===== Provided data

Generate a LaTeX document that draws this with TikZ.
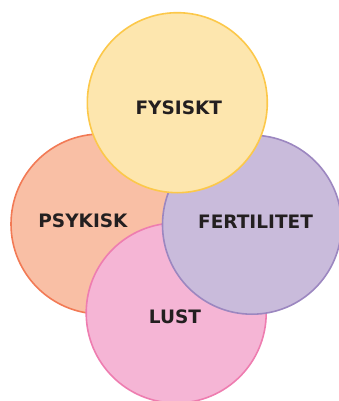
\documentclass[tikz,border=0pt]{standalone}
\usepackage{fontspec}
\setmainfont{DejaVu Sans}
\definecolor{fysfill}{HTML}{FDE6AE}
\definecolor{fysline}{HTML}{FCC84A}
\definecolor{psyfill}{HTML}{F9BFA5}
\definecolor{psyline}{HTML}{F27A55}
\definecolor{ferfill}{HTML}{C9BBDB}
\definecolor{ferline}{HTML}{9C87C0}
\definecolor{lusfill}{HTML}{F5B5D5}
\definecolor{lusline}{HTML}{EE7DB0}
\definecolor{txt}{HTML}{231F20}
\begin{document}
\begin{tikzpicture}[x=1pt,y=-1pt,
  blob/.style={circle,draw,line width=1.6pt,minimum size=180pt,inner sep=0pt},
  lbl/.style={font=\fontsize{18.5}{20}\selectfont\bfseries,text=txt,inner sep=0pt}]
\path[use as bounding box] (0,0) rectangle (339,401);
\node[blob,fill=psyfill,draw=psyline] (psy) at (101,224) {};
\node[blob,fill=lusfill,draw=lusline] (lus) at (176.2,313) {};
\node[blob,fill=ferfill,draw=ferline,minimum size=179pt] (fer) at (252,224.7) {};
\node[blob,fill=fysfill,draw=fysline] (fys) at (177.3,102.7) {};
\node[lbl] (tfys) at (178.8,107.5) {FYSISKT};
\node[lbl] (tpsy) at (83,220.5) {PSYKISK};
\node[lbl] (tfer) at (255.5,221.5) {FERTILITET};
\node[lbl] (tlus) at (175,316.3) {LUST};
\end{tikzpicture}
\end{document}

==========

• **Exercise requirements**:
Copy every line above word for word and exclude the pictures.

• **Final result**:
Generate a LaTeX document that draws this with TikZ.
\documentclass[tikz,border=0pt]{standalone}
\usepackage{fontspec}
\setmainfont{DejaVu Sans}
\definecolor{fysfill}{HTML}{FDE6AE}
\definecolor{fysline}{HTML}{FCC84A}
\definecolor{psyfill}{HTML}{F9BFA5}
\definecolor{psyline}{HTML}{F27A55}
\definecolor{ferfill}{HTML}{C9BBDB}
\definecolor{ferline}{HTML}{9C87C0}
\definecolor{lusfill}{HTML}{F5B5D5}
\definecolor{lusline}{HTML}{EE7DB0}
\definecolor{txt}{HTML}{231F20}
\begin{document}
\begin{tikzpicture}[x=1pt,y=-1pt,
  blob/.style={circle,draw,line width=1.6pt,minimum size=180pt,inner sep=0pt},
  lbl/.style={font=\fontsize{18.5}{20}\selectfont\bfseries,text=txt,inner sep=0pt}]
\path[use as bounding box] (0,0) rectangle (339,401);
\node[blob,fill=psyfill,draw=psyline] (psy) at (101,224) {};
\node[blob,fill=lusfill,draw=lusline] (lus) at (176.2,313) {};
\node[blob,fill=ferfill,draw=ferline,minimum size=179pt] (fer) at (252,224.7) {};
\node[blob,fill=fysfill,draw=fysline] (fys) at (177.3,102.7) {};
\node[lbl] (tfys) at (178.8,107.5) {FYSISKT};
\node[lbl] (tpsy) at (83,220.5) {PSYKISK};
\node[lbl] (tfer) at (255.5,221.5) {FERTILITET};
\node[lbl] (tlus) at (175,316.3) {LUST};
\end{tikzpicture}
\end{document}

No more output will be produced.